Lisa O’Neill revels in being a bit out of step, playfully rejecting stale notions of what a folk singer “should” be. Fellow nonconformist Cass McCombs described an encounter with Lisa in this way – “Once I accompanied Lisa O’Neill to the Cliffs of Moher, those beautiful ancient Irish rocks where the sea spirits occasionally and suddenly sweep someone away to destruction. Could this place be used as an analogy for Lisa’s powerful music?”
A perfect introduction to O’Neill’s unique aesthetic is her sublimely curious song “Apiana” currently streaming at PopMatters. O’Neill’s second full-length album Same Cloth Or Not will be released in the U.S. on October 28th.
Lisa O’Neill’s songs are like milking stools or three-wheeled cars or unicycles: they’re scuffed and unusual and they’re built to do specific jobs. Lisa does not sugar her truth. In her own words, “when people sing or write songs they’re putting a question to the universe: why am I down and out, why have I not got two pennies to scrape together, why has life been hard on me?” This restless temperament permeates Same Cloth Or Not, infusing folky melodies with introspective lyrical grit.

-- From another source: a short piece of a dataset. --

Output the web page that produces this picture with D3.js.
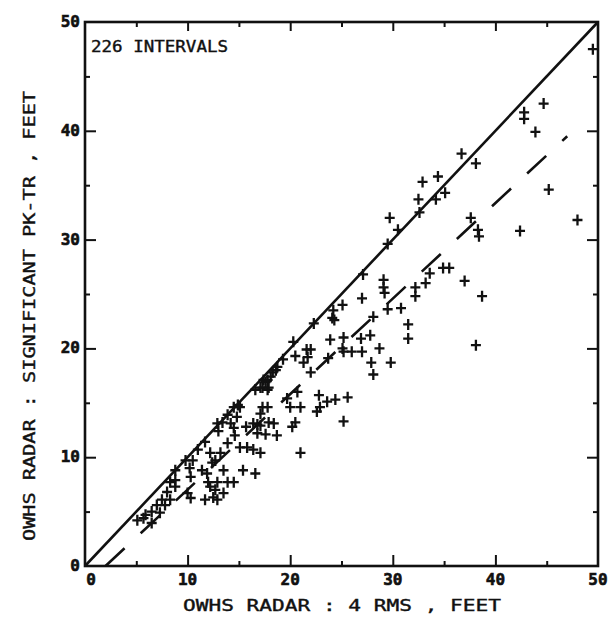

Raised in Balleyhaise in the Irish heartlands, O’Neill moved to Dublin at the age of 18, where she immersed herself in the city’s music scene. After releasing her first album in 2009, she toured alongside songwriters including McCombs, as well as Glen Hansard, and David Gray. Remarking on their extensive touring together, Hansard affirms “Lisa O’Neill possesses that rarest gift, a voice and lyric that crosses time, generations, Millennia, she’s grown up out of the very earth of our literate island. She stands among the best wordsmiths we have produced, and sings with a voice that’s entirely her own… She’s far and away among the very best our country has right now, or ever had.”